I forced myself to listen to my ridiculous friends, who were engaged in a heated debate on the relative merits of Knob Creek versus Buffalo Trace. If anything could cheer me up, it was these turkeys. Despite my mood, I felt a fond smile cross my face.
“. . . and a smoother finish,” Landley puffed, his hair standing straight up in odd peaks. “I concede there is initially a slight burn. But it segues into a robust silkiness, a hint of tobacco and orange and possibly even mint.”
“My dear fellow,” bawled Rolfe. “You are so wrecked, your palate couldn’t distinguish a tobacco-orange-mint shot of bourbon from a bowl of horseshit.”
Emma turned to me. “Z,” she said. “I’ve been thinking. What do you suppose would happen to X if the hospital knew about you two?”
“Shh,” I hissed, but the bourbon debate had escalated and no one was listening. “He’d get his ass kicked. I’m not sure about the specifics. He did mention castration . . .”
“Hmm. How are things going with him?”
“Stellar,” I said.
Graham perked up on the other side of us. “How’s my harem holding up tonight?” he asked.
“Graham, I think you have misunderstood the nature of our recent cohabitation,” I said. “I tolerate you because you sing so well in the shower, and I’ve got this strange fondness for the smell of sweaty athletic clothes draped everywhere.

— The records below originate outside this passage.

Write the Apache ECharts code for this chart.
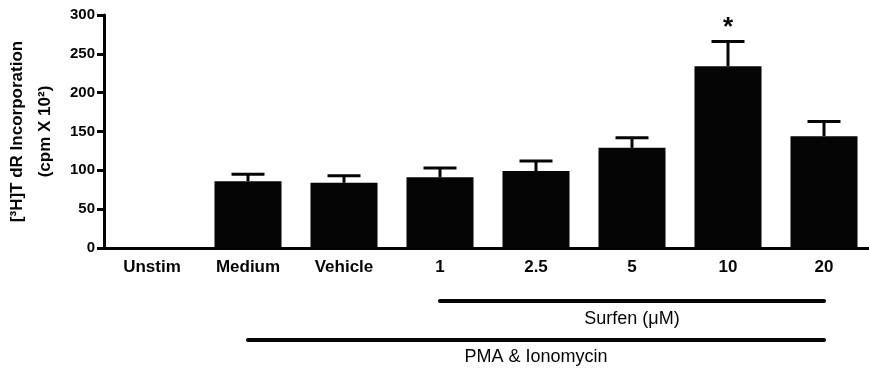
<!DOCTYPE html>
<html>
<head>
<meta charset="utf-8">
<script src="https://cdn.jsdelivr.net/npm/echarts@6/dist/echarts.min.js"></script>
<style>
  html, body { margin: 0; padding: 0; background: #fff; }
  #main { width: 869px; height: 370px; }
</style>
</head>
<body>
<div id="main"></div>
<script>
// data
const categories = ['Unstim', 'Medium', 'Vehicle', '1', '2.5', '5', '10', '20']
const means = [1, 86, 84, 91, 99, 129, 234, 144]
const errors = [0, 9, 9, 12, 13, 13, 32, 19]
const marks = ['', '', '', '', '', '', '*', '']
const yTicks = [0, 50, 100, 150, 200, 250, 300]

const ink = '#050505'
const myChart = echarts.init(document.getElementById('main'))

// error bar: stem up from the bar top + cap, plus optional significance mark
function renderError(params, api) {
  const i = api.value(0)
  const top = api.value(1) + api.value(2)
  const base = api.coord([i, api.value(1)])
  const tip = api.coord([i, top])
  const half = 16.5
  const children = []
  if (api.value(2) > 0) {
    children.push({
      type: 'line',
      shape: { x1: base[0], y1: base[1], x2: tip[0], y2: tip[1] },
      style: { stroke: ink, lineWidth: 3 },
    })
    children.push({
      type: 'line',
      shape: { x1: tip[0] - half, y1: tip[1], x2: tip[0] + half, y2: tip[1] },
      style: { stroke: ink, lineWidth: 3 },
    })
  }
  const mark = marks[i]
  if (mark) {
    children.push({
      type: 'text',
      style: {
        x: tip[0],
        y: tip[1] - 14,
        text: mark,
        fill: ink,
        font: 'bold 26px "Liberation Sans", Arial, sans-serif',
        align: 'center',
        verticalAlign: 'middle',
      },
    })
  }
  return { type: 'group', children }
}

const option = {
  animation: false,
  backgroundColor: '#fff',
  grid: { left: 104, top: 15, width: 768, bottom: 122, containLabel: false, outerBoundsMode: 'none' },
  xAxis: {
    type: 'category',
    data: categories,
    axisLine: { lineStyle: { color: ink, width: 3 } },
    axisTick: { alignWithLabel: true, length: 8, lineStyle: { color: ink, width: 3 } },
    axisLabel: {
      margin: 11,
      color: ink,
      fontSize: 17,
      fontWeight: 'bold',
      fontFamily: '"Liberation Sans", Arial, sans-serif',
      interval: 0,
    },
  },
  yAxis: {
    type: 'value',
    min: yTicks[0],
    max: yTicks[yTicks.length - 1],
    interval: 50,
    name: '[³H]T dR Incorporation\n(cpm X 10²)',
    nameLocation: 'middle',
    nameRotate: 90,
    nameGap: 45,
    nameTextStyle: {
      color: ink,
      fontSize: 17,
      fontWeight: 'bold',
      lineHeight: 28,
      fontFamily: '"Liberation Sans", Arial, sans-serif',
    },
    axisLine: { show: true, lineStyle: { color: ink, width: 3 } },
    axisTick: { show: true, length: 7, lineStyle: { color: ink, width: 3 } },
    splitLine: { show: false },
    axisLabel: {
      margin: 9,
      color: ink,
      fontSize: 15,
      fontWeight: 'bold',
      fontFamily: '"Liberation Sans", Arial, sans-serif',
    },
  },
  series: [
    {
      type: 'bar',
      data: means,
      barWidth: 67,
      itemStyle: { color: ink },
      z: 2,
    },
    {
      type: 'custom',
      data: categories.map((c, i) => [i, means[i], errors[i]]),
      renderItem: renderError,
      z: 3,
    },
  ],
}

myChart.setOption(option)

// treatment brackets under the axis, spanning tick centres
function bracket(from, to, y, label, labelY) {
  const a = myChart.convertToPixel({ xAxisIndex: 0 }, from)
  const b = myChart.convertToPixel({ xAxisIndex: 0 }, to)
  return [
    {
      type: 'line',
      shape: { x1: a, y1: y, x2: b, y2: y },
      style: { stroke: ink, lineWidth: 4, lineCap: 'round' },
    },
    {
      type: 'text',
      style: {
        x: (a + b) / 2,
        y: labelY,
        text: label,
        fill: ink,
        font: '18px "Liberation Sans", Arial, sans-serif',
        align: 'center',
        verticalAlign: 'middle',
      },
    },
  ]
}

myChart.setOption({
  graphic: [
    ...bracket('1', '20', 301, 'Surfen (μM)', 319),
    ...bracket('Medium', '20', 340, 'PMA & Ionomycin', 357),
  ],
})

window.addEventListener('resize', function () {
  myChart.resize()
})
</script>
</body>
</html>
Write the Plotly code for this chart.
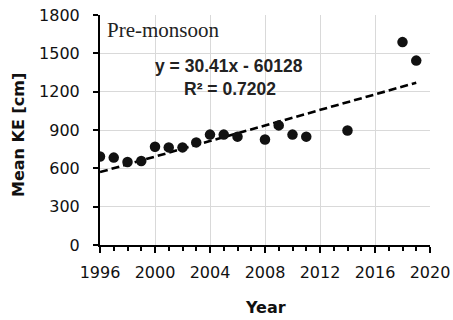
import plotly.graph_objects as go

years = [1996, 1997, 1998, 1999, 2000, 2001, 2002, 2003, 2004, 2005, 2006,
         2008, 2009, 2010, 2011, 2014, 2018, 2019]
mean_ke = [692, 684, 650, 658, 769, 764, 764, 803, 864, 864, 848,
           825, 936, 864, 848, 896, 1588, 1443]
slope = 30.41
intercept = -60128
trend_x = [1996, 2019]
trend_y = [slope * x + intercept for x in trend_x]

fig = go.Figure()
fig.add_trace(go.Scatter(x=trend_x, y=trend_y, mode="lines",
                         line=dict(color="black", width=2.6, dash="8px,4px"),
                         showlegend=False, hoverinfo="skip"))
fig.add_trace(go.Scatter(x=years, y=mean_ke, mode="markers",
                         marker=dict(color="#111111", size=10.5),
                         showlegend=False))

fig.add_annotation(x=105, y=30, xref="paper", yref="paper", text="Pre-monsoon",
                   showarrow=False, xanchor="left", yanchor="middle",
                   font=dict(family="Liberation Serif", size=21, color="#222"))
# annotations positioned in pixel terms converted to paper below
ann_eq = dict(text="<b>y = 30.41x - 60128</b>", cx=229, cy=66)
ann_r2 = dict(text="<b>R² = 0.7202</b>", cx=230, cy=89)

L, R, T, B = 100, 23, 15, 75
W, H = 453, 320
pw, ph = W - L - R, H - T - B

def px_to_paper(x, y):
    return (x - L) / pw, (H - B - y) / ph

fig.layout.annotations = []
x0, y0 = px_to_paper(105, 30)
fig.add_annotation(x=x0, y=y0, xref="paper", yref="paper", text="Pre-monsoon",
                   showarrow=False, xanchor="left", yanchor="middle",
                   font=dict(family="Liberation Serif", size=21, color="#222"))
for a in (ann_eq, ann_r2):
    ax, ay = px_to_paper(a["cx"], a["cy"])
    fig.add_annotation(x=ax, y=ay, xref="paper", yref="paper", text=a["text"],
                       showarrow=False, xanchor="center", yanchor="middle",
                       font=dict(family="Liberation Sans", size=17.5, color="#222"))
ax, ay = px_to_paper(18, 135)
fig.add_annotation(x=ax, y=ay, xref="paper", yref="paper", text="<b>Mean KE [cm]</b>",
                   showarrow=False, xanchor="center", yanchor="middle", textangle=-90,
                   font=dict(family="DejaVu Sans", size=16, color="#111"))
ax, ay = px_to_paper(265, 307)
fig.add_annotation(x=ax, y=ay, xref="paper", yref="paper", text="<b>Year</b>",
                   showarrow=False, xanchor="center", yanchor="middle",
                   font=dict(family="DejaVu Sans", size=16, color="#111"))

fig.update_layout(
    width=W, height=H,
    margin=dict(l=L, r=R, t=T, b=B, autoexpand=False),
    paper_bgcolor="white", plot_bgcolor="white",
    font=dict(family="DejaVu Sans", size=16, color="#111"),
    xaxis=dict(range=[1996, 2020], tickmode="array",
               tickvals=[1996, 2000, 2004, 2008, 2012, 2016, 2020],
               showgrid=True, gridcolor="#d9d9d9", gridwidth=1,
               showline=True, linecolor="black", linewidth=2,
               ticks="outside", ticklen=6, tickwidth=1.5, tickcolor="black",
               minor=dict(dtick=1, ticks="outside", ticklen=4, tickwidth=1.5, tickcolor="black", showgrid=False),
               zeroline=False, ticklabelstandoff=6,
               tickfont=dict(size=16)),
    yaxis=dict(range=[0, 1800], tickmode="array",
               tickvals=[0, 300, 600, 900, 1200, 1500, 1800],
               showgrid=True, gridcolor="#d9d9d9", gridwidth=1,
               showline=True, linecolor="black", linewidth=2,
               ticks="outside", ticklen=5, tickwidth=1.5, tickcolor="black",
               zeroline=False, ticklabelstandoff=10,
               tickfont=dict(size=16)),
)

fig.write_html("out.html")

But you’re really only shacking up with Emma
.”
Graham smiled at my banter, but he reached across Emma to clasp my shoulder. “You’re a good friend, Zadie,” he said, his voice soft and serious. “Thanks for putting up with me.”
—
Outside, we conferred about transportation, abandoning the Caminator and walking to the corner of Bardstown and Cherokee, where the street traffic and the revelers coasted by in the last of the day’s light. Restaurants, bars, boutiques, galleries, head shops, music stores, every possible nonchain enterprise crammed both sides of Bardstown Road. This section of town, known as the Highlands, wanted you to get your freak on.
Hannah rolled up in the White Hog, her roommate’s retro Thunderbird, her round Muppet face smiley and pink. My friends crammed in, still arguing bourbons.
“If you say the word ‘palate’ one more time, Rolfe, I’m gonna kick you in the huevos,” Georgia threatened.
“Speaking of palates, mine is a bit dry,” Rolfe said.
“Yo, li’l dawg,” drawled Landley, contorting in the backseat to somehow produce a bottle of Woodford from his pants. “Who’s your daddy?”
“Oh dear,” Hannah murmured. “Is it really bad tonight?”
“Is what really bad? Who wants a wee dram?”
“Me! Me!”
“Oh, why does James live in this really confusing neighborhood?” wailed Hannah. “Is this where I turn?”
“Hannah! Watch out!”
We all shrieked as the Hog abruptly wheeled down a side alley, narrowly avoiding a head-on collision with a truck, which screeched to a stop next to us. The window creaked down and an angry man stuck his head out.
“What in the Sam Hill is wrong with you, missy?” he barked. “You nearly hit me!”